** start **
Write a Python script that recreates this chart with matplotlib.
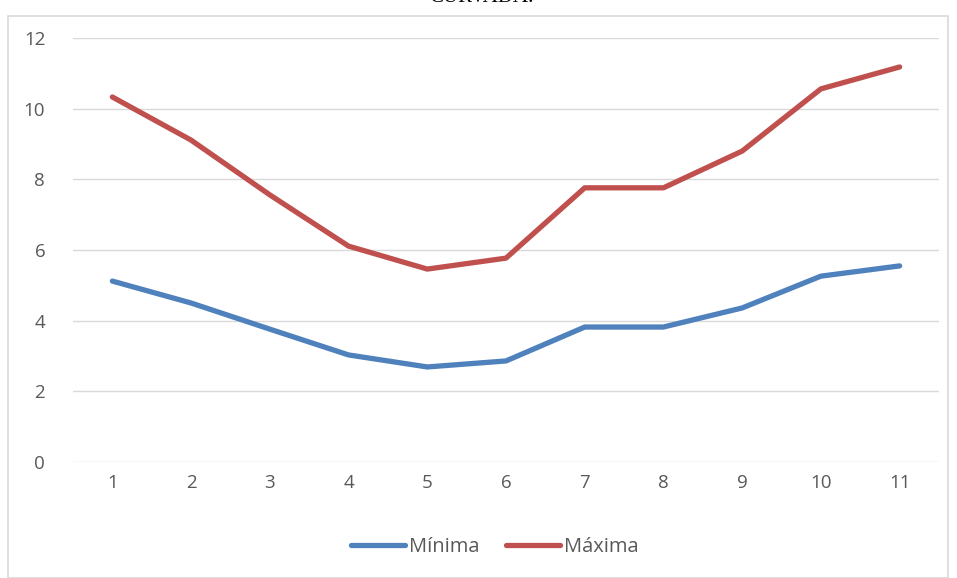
import matplotlib.pyplot as plt
from matplotlib.patches import Rectangle

meses = [1, 2, 3, 4, 5, 6, 7, 8, 9, 10, 11]
minima = [5.12, 4.5, 3.76, 3.03, 2.69, 2.86, 3.82, 3.82, 4.36, 5.26, 5.55]
maxima = [10.33, 9.11, 7.56, 6.11, 5.46, 5.77, 7.76, 7.76, 8.8, 10.56, 11.18]
yticks = [0, 2, 4, 6, 8, 10, 12]

plt.rcParams['font.family'] = ['Open Sans', 'DejaVu Sans']

fig = plt.figure(figsize=(9.57, 5.78), dpi=100)
W, H = 957, 578

# chart frame
fig.patches.append(Rectangle((8 / W, 0), 940 / W, 1 - 16 / H, transform=fig.transFigure,
                             fill=False, edgecolor='#D9D9D9', linewidth=1.2))

# title, mostly cut off above the frame
fig.text(0.503, 1.005, 'CURVADA.', ha='center', va='center', fontsize=15,
         family='Liberation Serif', color='black')

ax = fig.add_axes([73 / W, 1 - 462 / H, (939 - 73) / W, (462 - 38) / H])
ax.plot(meses, minima, color='#4F81BD', lw=3.8, solid_capstyle='round', solid_joinstyle='round', label='Mínima')
ax.plot(meses, maxima, color='#C0504D', lw=3.8, solid_capstyle='round', solid_joinstyle='round', label='Máxima')

ax.set_xlim(0.5, 11.5)
ax.set_ylim(0, 12)
ax.set_yticks(yticks)
ax.set_xticks(meses)
ax.grid(axis='y', color='#D9D9D9', linewidth=1)
ax.set_axisbelow(True)
for s in ax.spines.values():
    s.set_visible(False)
ax.tick_params(length=0, labelsize=13.5, labelcolor='#595959')
ax.tick_params(axis='y', pad=20)
ax.tick_params(axis='x', pad=9)

leg = ax.legend(loc='center', bbox_to_anchor=(0.487, -0.2), ncol=2, frameon=False,
                fontsize=14.5, handlelength=2.65, handletextpad=0.2, columnspacing=1.35)
for t in leg.get_texts():
    t.set_color('#595959')

fig.savefig('out.png', dpi=100)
** end **
WORK TO COMPLETE> Without the pictures, please reproduce each line of the listing above exactly, from the first one through the line bearing "W, H = 957, 578".

EXERCISE ANSWER>
Write a Python script that recreates this chart with matplotlib.
import matplotlib.pyplot as plt
from matplotlib.patches import Rectangle

meses = [1, 2, 3, 4, 5, 6, 7, 8, 9, 10, 11]
minima = [5.12, 4.5, 3.76, 3.03, 2.69, 2.86, 3.82, 3.82, 4.36, 5.26, 5.55]
maxima = [10.33, 9.11, 7.56, 6.11, 5.46, 5.77, 7.76, 7.76, 8.8, 10.56, 11.18]
yticks = [0, 2, 4, 6, 8, 10, 12]

plt.rcParams['font.family'] = ['Open Sans', 'DejaVu Sans']

fig = plt.figure(figsize=(9.57, 5.78), dpi=100)
W, H = 957, 578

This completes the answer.